→ Given data:
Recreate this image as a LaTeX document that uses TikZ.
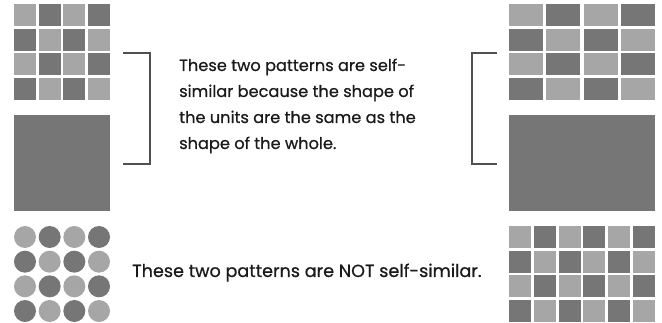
\documentclass[tikz,border=0pt]{standalone}
\usepackage{fontspec}
\setmainfont{Poppins}
\newfontfamily\notefont[FakeBold=0.6]{Poppins}
\usepackage{xcolor}
\usetikzlibrary{positioning}
\definecolor{ink}{HTML}{1B1919}
\definecolor{tileLight}{HTML}{A6A6A6}
\definecolor{tileDark}{HTML}{767676}
\definecolor{rule}{HTML}{505050}

\begin{document}
\begin{tikzpicture}[x=1pt,y=-1pt,
  tone0/.style={fill=tileLight},
  tone1/.style={fill=tileDark},
  note/.style={font=\notefont\fontsize{16.2}{26}\selectfont, text=ink, align=left, inner sep=0pt},
  brk/.style={draw=rule, line width=1.1pt}]
\useasboundingbox (0,0) rectangle (662,323);
% self-similar pair: square tiles, solid square
\foreach \c in {0,...,3}
  \foreach \r in {0,...,3}{
    \pgfmathtruncatemacro\tone{mod(\c+\r,2)}
    \fill[tone\tone] ({14+24.67*\c},{4+24.67*\r}) rectangle +(22,22);
  }
\fill[tone1] (14,115) rectangle (110,211);
% self-similar pair: oblong tiles, solid oblong
\foreach \c in {0,...,3}
  \foreach \r in {0,...,3}{
    \pgfmathtruncatemacro\tone{mod(\c+\r,2)}
    \fill[tone\tone] ({509+37.33*\c},{4+24.67*\r}) rectangle +(34,22);
  }
\fill[tone1] (509,115) rectangle (655,211);
% not self-similar: dots, squares in an oblong
\foreach \c in {0,...,3}
  \foreach \r in {0,...,3}{
    \pgfmathtruncatemacro\tone{mod(\c+\r,2)}
    \fill[tone\tone] ({25+24.67*\c},{237+24.67*\r}) circle (11);
  }
\foreach \c in {0,...,5}
  \foreach \r in {0,...,3}{
    \pgfmathtruncatemacro\tone{mod(\c+\r,2)}
    \fill[tone\tone] ({509+24.8*\c},{226+24.67*\r}) rectangle +(22,22);
  }
% brackets
\coordinate (lt) at (123,53); \coordinate (lb) at (123,164);
\coordinate (rt) at (497,53); \coordinate (rb) at (497,164);
\draw[brk] (lt) -- ++(27,0) |- (lb);
\draw[brk] (rt) -- ++(-25,0) |- (rb);
\node[note, anchor=base west] (same) at (179,149)
  {These two patterns are self-\\similar because the shape of\\the units are the same as the\\shape of the whole.};
\node[note, anchor=base west, font=\notefont\fontsize{17.6}{26}\selectfont] (notsame) at (132,277)
  {These two patterns are NOT self-similar.};
\end{tikzpicture}
\end{document}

→ Description of the task: Output the lines above in full and exactly as given, omitting any pictures.

→ Reply:
Recreate this image as a LaTeX document that uses TikZ.
\documentclass[tikz,border=0pt]{standalone}
\usepackage{fontspec}
\setmainfont{Poppins}
\newfontfamily\notefont[FakeBold=0.6]{Poppins}
\usepackage{xcolor}
\usetikzlibrary{positioning}
\definecolor{ink}{HTML}{1B1919}
\definecolor{tileLight}{HTML}{A6A6A6}
\definecolor{tileDark}{HTML}{767676}
\definecolor{rule}{HTML}{505050}

\begin{document}
\begin{tikzpicture}[x=1pt,y=-1pt,
  tone0/.style={fill=tileLight},
  tone1/.style={fill=tileDark},
  note/.style={font=\notefont\fontsize{16.2}{26}\selectfont, text=ink, align=left, inner sep=0pt},
  brk/.style={draw=rule, line width=1.1pt}]
\useasboundingbox (0,0) rectangle (662,323);
% self-similar pair: square tiles, solid square
\foreach \c in {0,...,3}
  \foreach \r in {0,...,3}{
    \pgfmathtruncatemacro\tone{mod(\c+\r,2)}
    \fill[tone\tone] ({14+24.67*\c},{4+24.67*\r}) rectangle +(22,22);
  }
\fill[tone1] (14,115) rectangle (110,211);
% self-similar pair: oblong tiles, solid oblong
\foreach \c in {0,...,3}
  \foreach \r in {0,...,3}{
    \pgfmathtruncatemacro\tone{mod(\c+\r,2)}
    \fill[tone\tone] ({509+37.33*\c},{4+24.67*\r}) rectangle +(34,22);
  }
\fill[tone1] (509,115) rectangle (655,211);
% not self-similar: dots, squares in an oblong
\foreach \c in {0,...,3}
  \foreach \r in {0,...,3}{
    \pgfmathtruncatemacro\tone{mod(\c+\r,2)}
    \fill[tone\tone] ({25+24.67*\c},{237+24.67*\r}) circle (11);
  }
\foreach \c in {0,...,5}
  \foreach \r in {0,...,3}{
    \pgfmathtruncatemacro\tone{mod(\c+\r,2)}
    \fill[tone\tone] ({509+24.8*\c},{226+24.67*\r}) rectangle +(22,22);
  }
% brackets
\coordinate (lt) at (123,53); \coordinate (lb) at (123,164);
\coordinate (rt) at (497,53); \coordinate (rb) at (497,164);
\draw[brk] (lt) -- ++(27,0) |- (lb);
\draw[brk] (rt) -- ++(-25,0) |- (rb);
\node[note, anchor=base west] (same) at (179,149)
  {These two patterns are self-\\similar because the shape of\\the units are the same as the\\shape of the whole.};
\node[note, anchor=base west, font=\notefont\fontsize{17.6}{26}\selectfont] (notsame) at (132,277)
  {These two patterns are NOT self-similar.};
\end{tikzpicture}
\end{document}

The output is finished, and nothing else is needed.